What to work on: Starting at the first line of the listing below, retype each line up to and including the one that contains "plt.rcParams['mathtext.bf'] = 'Roboto:bold'". Leave pictures out.

Supplied information:

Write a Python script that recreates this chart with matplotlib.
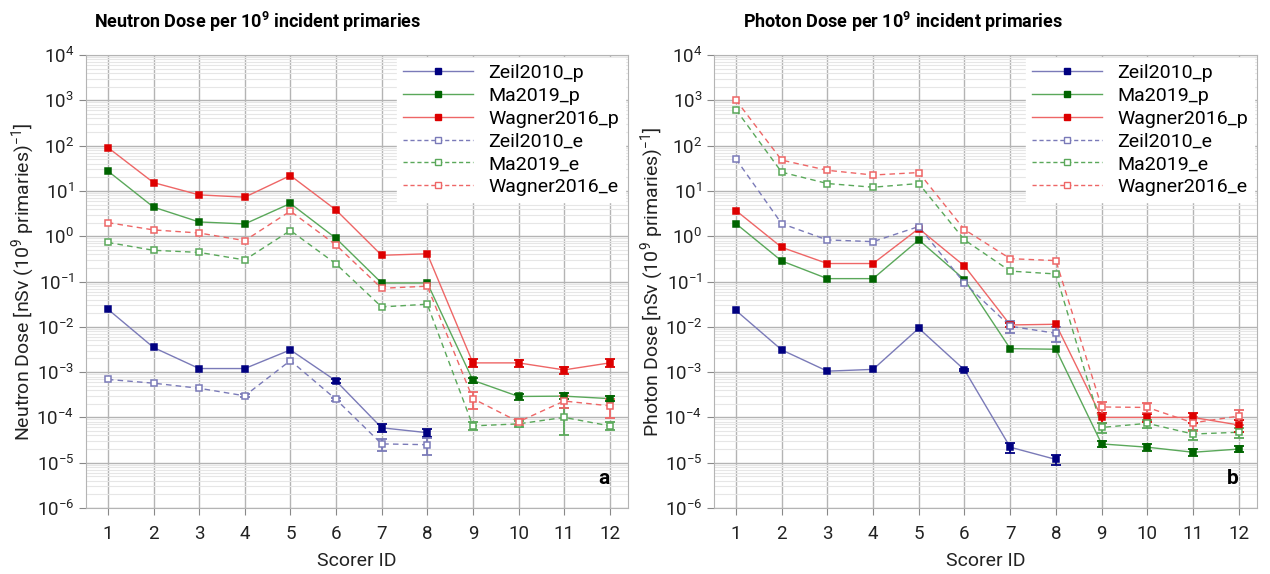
import matplotlib
matplotlib.use("Agg")
import matplotlib.pyplot as plt
import numpy as np
from matplotlib.ticker import LogLocator, NullFormatter

plt.rcParams['font.family'] = ['Roboto', 'DejaVu Sans']
plt.rcParams['mathtext.fontset'] = 'custom'
plt.rcParams['mathtext.rm'] = 'Roboto'
plt.rcParams['mathtext.bf'] = 'Roboto:bold'

scorers = list(range(1, 13))
series_names = ["Zeil2010_p", "Ma2019_p", "Wagner2016_p", "Zeil2010_e", "Ma2019_e", "Wagner2016_e"]

# Neutron dose (panel a)
n_zeil_p = [0.0245, 0.0035, 0.0012, 0.0012, 0.0031, 0.00064, 5.9e-5, 4.6e-5, None, None, None, None]
n_ma_p = [27.6, 4.4, 2.07, 1.87, 5.3, 0.9, 0.093, 0.093, 6.6e-4, 2.9e-4, 2.95e-4, 2.6e-4]
n_wag_p = [91, 15.3, 8.2, 7.3, 21.9, 3.8, 0.38, 0.41, 1.6e-3, 1.6e-3, 1.12e-3, 1.6e-3]
n_zeil_e = [6.9e-4, 5.7e-4, 4.4e-4, 3.0e-4, 1.8e-3, 2.5e-4, 2.6e-5, 2.5e-5, None, None, None, None]
n_ma_e = [0.73, 0.49, 0.44, 0.30, 1.34, 0.245, 0.0275, 0.0316, 6.5e-5, 7.2e-5, 1.0e-4, 6.5e-5]
n_wag_e = [2.0, 1.38, 1.18, 0.80, 3.6, 0.64, 0.071, 0.079, 2.6e-4, 8.0e-5, 2.3e-4, 1.8e-4]

# relative errors (panel a); 0 = error bar hidden behind the marker
n_zeil_p_err = [0, 0, 0, 0, 0, 0.08, 0.2, 0.2, 0, 0, 0, 0]
n_ma_p_err = [0, 0, 0, 0, 0, 0, 0, 0, 0.12, 0.15, 0.15, 0.12]
n_wag_p_err = [0, 0, 0, 0, 0, 0, 0, 0, 0.2, 0.18, 0.18, 0.2]
n_zeil_e_err = [0, 0, 0, 0.08, 0, 0.08, 0.3, 0.4, 0, 0, 0, 0]
n_ma_e_err = [0, 0, 0, 0, 0, 0, 0, 0, 0.2, 0.15, 0.6, 0.2]
n_wag_e_err = [0, 0, 0, 0, 0, 0, 0, 0, 0.4, 0.15, 0.3, 0.45]

# Photon dose (panel b)
p_zeil_p = [0.023, 3.1e-3, 1.05e-3, 1.15e-3, 9.3e-3, 1.12e-3, 2.2e-5, 1.18e-5, None, None, None, None]
p_ma_p = [1.9, 0.285, 0.116, 0.116, 0.83, 0.11, 3.3e-3, 3.2e-3, 2.6e-5, 2.2e-5, 1.7e-5, 2.0e-5]
p_wag_p = [3.7, 0.57, 0.25, 0.25, 1.48, 0.22, 0.011, 0.0114, 1.0e-4, 1.0e-4, 1.0e-4, 6.8e-5]
p_zeil_e = [51, 1.9, 0.83, 0.76, 1.64, 0.092, 0.0103, 7.2e-3, None, None, None, None]
p_ma_e = [626, 26, 14.6, 12.1, 14.6, 0.83, 0.17, 0.147, 6.0e-5, 7.4e-5, 4.3e-5, 4.7e-5]
p_wag_e = [1020, 48, 28.6, 22.5, 25.5, 1.4, 0.32, 0.29, 1.7e-4, 1.66e-4, 7.6e-5, 1.07e-4]

p_zeil_p_err = [0, 0, 0, 0, 0, 0.05, 0.25, 0.25, 0, 0, 0, 0]
p_ma_p_err = [0, 0, 0, 0, 0, 0, 0, 0, 0.15, 0.18, 0.18, 0.15]
p_wag_p_err = [0, 0, 0, 0, 0, 0, 0.08, 0, 0.25, 0.2, 0.25, 0.3]
p_zeil_e_err = [0, 0, 0, 0, 0, 0, 0.3, 0.35, 0, 0, 0, 0]
p_ma_e_err = [0, 0, 0, 0, 0, 0, 0, 0, 0.25, 0.2, 0.25, 0.25]
p_wag_e_err = [0, 0, 0, 0, 0, 0, 0, 0, 0.3, 0.25, 0.35, 0.35]

marker_colors = ["#000080", "#006400", "#dd0000", "#000080", "#006400", "#dd0000"]
line_colors = ["#7a7ab8", "#5aa85a", "#ee6666", "#7a7ab8", "#5aa85a", "#ee6666"]

panels = [
    dict(title="Neutron Dose per 10$^{\\mathbf{9}}$ incident primaries",
         ylabel="Neutron Dose [nSv (10$^{9}$ primaries)$^{-1}$]",
         letter="a", title_x=258 / 1270, ylabel_x=-0.088,
         data=[n_zeil_p, n_ma_p, n_wag_p, n_zeil_e, n_ma_e, n_wag_e],
         errs=[n_zeil_p_err, n_ma_p_err, n_wag_p_err, n_zeil_e_err, n_ma_e_err, n_wag_e_err],
         rect=[0.0677, 0.115, 0.4268, 0.789]),
    dict(title="Photon Dose per 10$^{\\mathbf{9}}$ incident primaries",
         ylabel="Photon Dose [nSv (10$^{9}$ primaries)$^{-1}$]",
         letter="b", title_x=903 / 1270, ylabel_x=-0.087,
         data=[p_zeil_p, p_ma_p, p_wag_p, p_zeil_e, p_ma_e, p_wag_e],
         errs=[p_zeil_p_err, p_ma_p_err, p_wag_p_err, p_zeil_e_err, p_ma_e_err, p_wag_e_err],
         rect=[0.5622, 0.115, 0.4276, 0.789]),
]

fig = plt.figure(figsize=(12.7, 5.74), dpi=100)

for p in panels:
    ax = fig.add_axes(p["rect"])
    ax.set_yscale("log")
    for i, (name, vals, rel) in enumerate(zip(series_names, p["data"], p["errs"])):
        x = np.array([s for s, v in zip(scorers, vals) if v is not None], dtype=float)
        y = np.array([v for v in vals if v is not None], dtype=float)
        r = np.array([q for q, v in zip(rel, vals) if v is not None], dtype=float)
        is_e = name.endswith("_e")
        ax.plot(x, y, color=line_colors[i], lw=1.0, ls=(0, (4, 3)) if is_e else "-", zorder=2)
        m = r > 0
        if m.any():
            ax.errorbar(x[m], y[m], yerr=r[m] * y[m], fmt="none",
                        ecolor=marker_colors[i] if not is_e else line_colors[i],
                        elinewidth=1.3, capsize=3.5, capthick=1.3, zorder=3)
        ax.plot(x, y, ls="none", marker="s", ms=5,
                mfc="white" if is_e else marker_colors[i],
                mec=line_colors[i] if is_e else marker_colors[i], mew=1.1, zorder=4)
        # legend proxy
        ax.plot([], [], color=line_colors[i], lw=1.0, ls=(0, (3, 2)) if is_e else "-",
                marker="s", ms=4.5, mfc="white" if is_e else marker_colors[i],
                mec=line_colors[i] if is_e else marker_colors[i], mew=1.0, label=name)
    ax.set_xlim(0.52, 12.4)
    ax.set_ylim(1e-6, 1e4)
    ax.set_xticks(scorers)
    ax.yaxis.set_major_locator(LogLocator(base=10, numticks=20))
    ax.yaxis.set_minor_locator(LogLocator(base=10, subs=np.arange(2, 10), numticks=100))
    ax.yaxis.set_minor_formatter(NullFormatter())
    ax.grid(True, which="major", color="#b4b4b4", lw=1.0, zorder=0)
    ax.grid(True, which="minor", axis="y", color="#e6e6e6", lw=0.8, zorder=0)
    ax.set_axisbelow(True)
    for s in ax.spines.values():
        s.set_color("#b4b4b4")
    ax.tick_params(axis="both", which="major", labelsize=13.5, colors="#222222",
                   length=5, color="#888888", labelcolor="#222222")
    ax.tick_params(axis="y", which="minor", length=0)
    ax.tick_params(axis="x", pad=7)
    ax.set_xlabel("Scorer ID", fontsize=14, labelpad=7, color="#222222")
    ax.set_ylabel(p["ylabel"], fontsize=14, color="#222222")
    ax.yaxis.set_label_coords(p["ylabel_x"], 0.5)
    fig.text(p["title_x"], 1 - 22 / 574, p["title"], fontsize=13, fontweight="bold",
             ha="center", va="center")
    handles, labels = ax.get_legend_handles_labels()
    ax.legend(handles[-6:], labels[-6:], loc="upper right", fontsize=14,
              frameon=True, fancybox=False, framealpha=1.0, edgecolor="white",
              borderaxespad=0.15, handlelength=3.6, labelspacing=0.25,
              borderpad=0.3, handletextpad=0.8)
    ax.text(0.955, 0.045, p["letter"], transform=ax.transAxes, fontsize=15,
            fontweight="bold", ha="center", va="bottom")

fig.savefig("out.png", dpi=100)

Response to this exercise:
Write a Python script that recreates this chart with matplotlib.
import matplotlib
matplotlib.use("Agg")
import matplotlib.pyplot as plt
import numpy as np
from matplotlib.ticker import LogLocator, NullFormatter

plt.rcParams['font.family'] = ['Roboto', 'DejaVu Sans']
plt.rcParams['mathtext.fontset'] = 'custom'
plt.rcParams['mathtext.rm'] = 'Roboto'
plt.rcParams['mathtext.bf'] = 'Roboto:bold'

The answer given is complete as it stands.